By Kim Smiley
On May 27, 2016, it was announced that 3.1 million Tommee Tippee Sippee spill-proof cups were being recalled because of concerns about mold. The issue came to light after consumers called the company to complain about finding mold in children’s cups and several alarming photos of moldy cup valves were posted on the company’s Facebook page, some shared thousands of times. There have been more than three thousand consumer reports about mold forming in the cup valves, including 68 cases of illness that are consistent with consuming mold.
A Cause Map, a visual root cause analysis, can be built to better understand this issue. The first step in the Cause Mapping process is to fill in an Outline with the basic background information, including how the issue impacts the overall goals. In this case, the safety goal is impacted because 68 cases of illness have been reported. The regulatory call is impacted by the recall of the cups and the economic goal is impacted because of the high cost associated with recalling and replacing millions of cups. The time required to investigate and address the issue can be considered an impact to the labor/time goal. Additionally, the customer service goal is impacted because more than 3,000 consumers have reported mold in their sippy cups and because of the negative social media.
The next step in the Cause Mapping process is to build the Cause Map itself. The Cause Map is built by asking “why” questions and visually laying out the answers to show the cause-and-effect relationships. Understanding the many causes that contribute to an issue can help a broader range of solutions to be considered rather than focusing on a single “root cause” and focusing on solving only one issue. In this example, the mold is growing in the one-piece valve used in this model of cup. The valves remained moist, likely because they are not allowed to dry between uses, and they were not cleaned frequently enough to prevent mold growth. Many consumers have complained that it is very difficult or even impossible to adequately clean the cup valve which has contributed to the mold issue. In addition to the growth of the mold, one of the reasons children have gotten is sick is because it is hard to see the mold. Caregivers are unaware of the fact that the cups are moldy and continue to use them. (To see how these issue might be captured on a Cause Map, click on “Download PDF” above.)
The final step in the Cause Mapping process is to develop and implement solutions that will reduce the risk of the problem from reoccurring. In this case, all cup designs that use the single one-piece valve are being recalled and the valve replaced with either a trainer straw cup with no valve or a sippy cup with a new design two-piece valve that is easier to clean. The new two-piece valve comes apart in such a way that should also make it much easier to identify a potential mold issue, which should hopefully reduce the likelihood that a child will ingest mold. (If you think you may own one of these cups, you can get more information about how to get a replacement here.)

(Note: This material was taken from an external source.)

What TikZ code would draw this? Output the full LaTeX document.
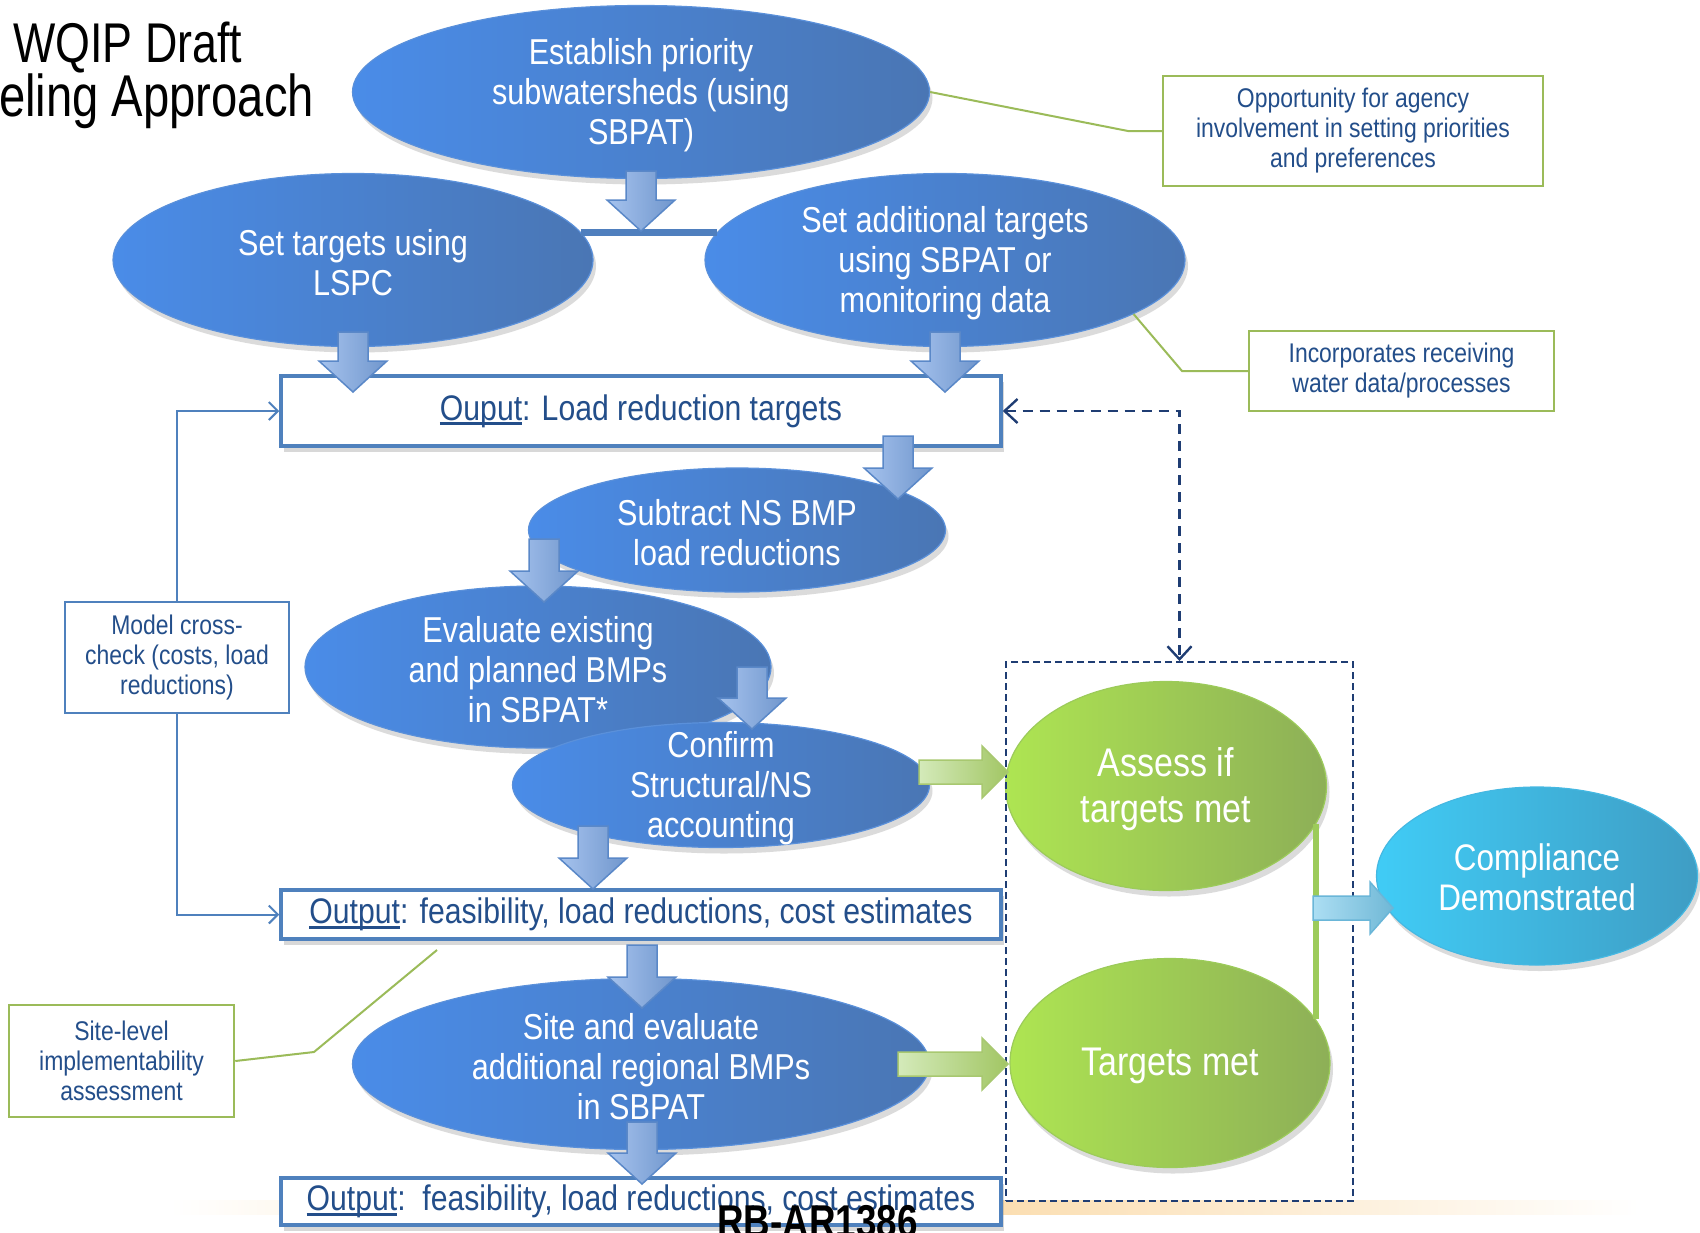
\documentclass[tikz,border=0pt]{standalone}
\usepackage{fontspec}
\setmainfont{Liberation Sans}[FakeStretch=0.85]
\newfontfamily\titlef{Liberation Sans}[FakeStretch=0.8]
\usetikzlibrary{shapes.geometric,shadows,arrows.meta,calc}
\definecolor{ebl}{HTML}{4A8CE8}
\definecolor{ebr}{HTML}{4A76B4}
\definecolor{eborder}{HTML}{5A90DA}
\definecolor{txtblue}{HTML}{234E8A}
\definecolor{boxblue}{HTML}{4F81BD}
\definecolor{notegreen}{HTML}{9BBB59}
\definecolor{gl}{HTML}{AEE552}
\definecolor{gr}{HTML}{8DAF57}
\definecolor{gborder}{HTML}{9CCB5A}
\definecolor{cl}{HTML}{40CCF6}
\definecolor{cr}{HTML}{3F9DC4}
\definecolor{cborder}{HTML}{45B8E2}
\definecolor{arl}{HTML}{A6C3EE}
\definecolor{arr}{HTML}{7096CC}
\definecolor{arb}{HTML}{5A88C8}
\definecolor{gal}{HTML}{D4EABA}
\definecolor{gar}{HTML}{A2C664}
\definecolor{gab}{HTML}{A8C870}
\definecolor{cal}{HTML}{ACDEF3}
\definecolor{car}{HTML}{70B8D6}
\definecolor{cab}{HTML}{6AB6D8}
\definecolor{navy}{HTML}{1F3D73}
\definecolor{barc}{HTML}{4F7FBE}
\definecolor{glow}{HTML}{FAD9A6}
\newcommand\ulw[1]{\setbox0=\hbox{#1}\rlap{\rule[-5pt]{\wd0}{3pt}}\box0}
\newcommand\downblock[3]{%
  \path[barrow] (#1-15,#2) -- (#1+15,#2) -- (#1+15,#3-31) -- (#1+34,#3-31) -- (#1,#3) -- (#1-34,#3-31) -- (#1-15,#3-31) -- cycle;}
\newcommand\rightblock[5]{%
  \path[#1] (#2,#5-12) -- (#3,#5-12) -- (#3,#5-26) -- (#4,#5) -- (#3,#5+26) -- (#3,#5+12) -- (#2,#5+12) -- cycle;}
\tikzset{
  ell/.style={ellipse, inner sep=0pt, line width=1.2pt,
    drop shadow={shadow xshift=3pt, shadow yshift=-6pt, opacity=.28}},
  blueell/.style={ell, draw=eborder, left color=ebl, right color=ebr},
  greenell/.style={ell, draw=gborder, left color=gl, right color=gr},
  cyanell/.style={ell, draw=cborder, left color=cl, right color=cr},
  etext/.style={text=white, align=center, inner sep=0pt, yshift=-3pt, font=\fontsize{36}{40}\selectfont},
  gtext/.style={text=white, align=center, inner sep=0pt, yshift=-3pt, font=\fontsize{40}{46}\selectfont},
  ctext/.style={text=white, align=center, inner sep=0pt, yshift=-1pt, font=\fontsize{37}{40}\selectfont},
  outbox/.style={rectangle, draw=boxblue, line width=3.5pt, fill=white, minimum width=720,
    inner sep=0pt, text=txtblue, font=\fontsize{35.5}{40}\selectfont,
    drop shadow={shadow xshift=3pt, shadow yshift=-6pt, opacity=.3}},
  notebox/.style={rectangle, draw=notegreen, line width=2.5pt, fill=white, inner sep=0pt,
    text=txtblue, align=center, font=\fontsize{27}{30}\selectfont},
  bluenote/.style={notebox, draw=boxblue},
  barrow/.style={draw=arb, line width=1.5pt, left color=arl, right color=arr},
  garrow/.style={draw=gab, line width=1.5pt, left color=gal, right color=gar},
  carrow/.style={draw=cab, line width=1.5pt, left color=cal, right color=car},
  noteline/.style={draw=notegreen, line width=2pt},
  xline/.style={draw=boxblue, line width=2pt, -{Straight Barb[length=9pt,width=18pt,line width=2pt]}},
  titletext/.style={anchor=base west, inner sep=0pt, font=\titlef\fontsize{56}{60}\selectfont},
}
\begin{document}
\begin{tikzpicture}[x=1pt,y=-1pt]
\useasboundingbox (0,0) rectangle (1700,1232);
\fill[white] (0,0) rectangle (1700,1232);
% bottom glow
\shade[left color=white, right color=white, middle color=glow] (170,1200) rectangle (1640,1214);

% title
\node[titletext] (t1) at (13,62) {WQIP Draft};
\node[titletext, font=\titlef\fontsize{59}{62}\selectfont] (t2) at (-1,116) {eling Approach};

% ellipses
\node[blueell, minimum width=577, minimum height=173,
  label={[etext]center:{Establish priority\\subwatersheds (using\\SBPAT)}}] (E1) at (641,92) {};
\node[blueell, minimum width=480, minimum height=173,
  label={[etext]center:{Set targets using\\LSPC}}] (E2) at (353,260) {};
\node[blueell, minimum width=480, minimum height=173,
  label={[etext]center:{Set additional targets\\using SBPAT or\\monitoring data}}] (E3) at (945,260) {};
\draw[line width=7pt, draw=barc] (E2.7) -- (E3.173);

% output box 1
\node[outbox, minimum height=70] (B1) at (641,411) {\ulw{Ouput}: Load reduction targets};

\node[blueell, minimum width=417, minimum height=124,
  label={[etext]center:{Subtract NS BMP\\load reductions}}] (E4) at (737,530) {};
\node[blueell, minimum width=466, minimum height=162,
  label={[etext]center:{Evaluate existing\\and planned BMPs\\in SBPAT*}}] (E5) at (538,667) {};
\node[blueell, minimum width=417, minimum height=125,
  label={[etext]center:{Confirm\\Structural/NS\\accounting}}] (E6) at (721,785) {};

\node[outbox, minimum height=49] (B2) at (641,914.5) {\ulw{Output}: feasibility, load reductions, cost estimates};

\node[blueell, minimum width=577, minimum height=171,
  label={[etext]center:{Site and evaluate\\additional regional BMPs\\in SBPAT}}] (E7) at (641,1064) {};

\node[outbox, minimum height=47] (B3) at (641,1201.5) {\ulw{Output}:\ \ feasibility, load reductions, cost estimates};

% block arrows down
\downblock{641}{171}{231}
\downblock{353}{332}{392}
\downblock{945}{332}{392}
\downblock{898}{436}{499}
\downblock{544}{539}{602}
\downblock{752}{667}{729}
\downblock{593}{826}{889}
\downblock{642}{945}{1008}
\downblock{642}{1122}{1184}

% green ellipses and dashed frame
\node[greenell, minimum width=321, minimum height=209,
  label={[gtext]center:{Assess if\\targets met}}] (G1) at (1166,786) {};
\node[greenell, minimum width=320, minimum height=209,
  label={[gtext]center:{Targets met}}] (G2) at (1170,1063) {};
\node[draw=navy, line width=2pt, dash pattern=on 7pt off 4pt, minimum width=347, minimum height=539, inner sep=0pt] (dbox) at (1179.5,931.5) {};

\rightblock{garrow}{919}{982}{1008}{772}
\rightblock{garrow}{898}{982}{1008}{1064}

\coordinate (gl1) at (G1.-14);
\draw[draw=gborder, line width=6pt] (gl1) -- (gl1 |- G2.17);

\node[cyanell, minimum width=321, minimum height=178,
  label={[ctext]center:{Compliance\\Demonstrated}}] (C) at (1537,876) {};
\rightblock{carrow}{1313}{1370}{1393}{908}

% dashed feedback connector
\draw[navy, line width=2.4pt, dash pattern=on 10pt off 7pt,
  {Straight Barb[length=13pt,width=24pt,line width=2.4pt]}-{Straight Barb[length=13pt,width=24pt,line width=2.4pt]}]
  (B1.east) -| (dbox.north);

% notes
\node[notebox, minimum width=380, minimum height=110] (N1) at (1353,131)
  {Opportunity for agency\\involvement in setting priorities\\and preferences};
\coordinate (n1b) at (1128,131);
\draw[noteline] (E1.east) -- (n1b) -- (N1.west);

\node[notebox, minimum width=305, minimum height=80] (N2) at (1401.5,371)
  {Incorporates receiving\\water data/processes};
\coordinate (n2b) at (1182,371);
\draw[noteline] (E3.-16) -- (n2b) -- (N2.west);

\node[bluenote, minimum width=224, minimum height=111] (N3) at (177,657.5)
  {Model cross-\\check (costs, load\\reductions)};
\draw[xline] (N3.north) |- (B1.west);
\draw[xline] (N3.south) |- (B2.west);

\node[notebox, minimum width=225, minimum height=112] (N4) at (121.5,1061)
  {Site-level\\implementability\\assessment};
\coordinate (n4b) at (314,1052);
\coordinate (n4e) at (437,950);
\draw[noteline] (N4.east) -- (n4b) -- (n4e);

% stamp
\node[anchor=north west, inner sep=0pt, font=\titlef\bfseries\fontsize{46}{50}\selectfont] (rb) at (717,1205) {RB-AR1386};
\end{tikzpicture}
\end{document}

One of the interesting pieces of this case study is that the company has to work to address the technical issue with the valve design, but it also has to work to rebuild consumer trust. Consumers, especially when buying products for small children, will avoid a company if they don’t believe they take safety concerns seriously. This company has taken a beating online by outraged parents in the months leading up to the recall. In addition to designing a valve that will be less likely to harbor mold, it benefited the company to ensure the new design made it easy for parents to see that the cup valve was mold-free and safe. The company has also worked to spread information about the recall and tried to make it easy for consumers to get their recalled cups replaced. How a recall is handled has a huge impact on how consumers respond to the issue. A recall that isn’t handled well on top of an issue that has already shaken consumer trust can quickly spell disaster for a company. Consumers can be much more forgiving of an issue if a company responds quickly and if any necessary recalls are done as quickly and effectively as possible. It will be interesting to see how this company weathers this storm now that the cups have been recalled and the mold issue addressed.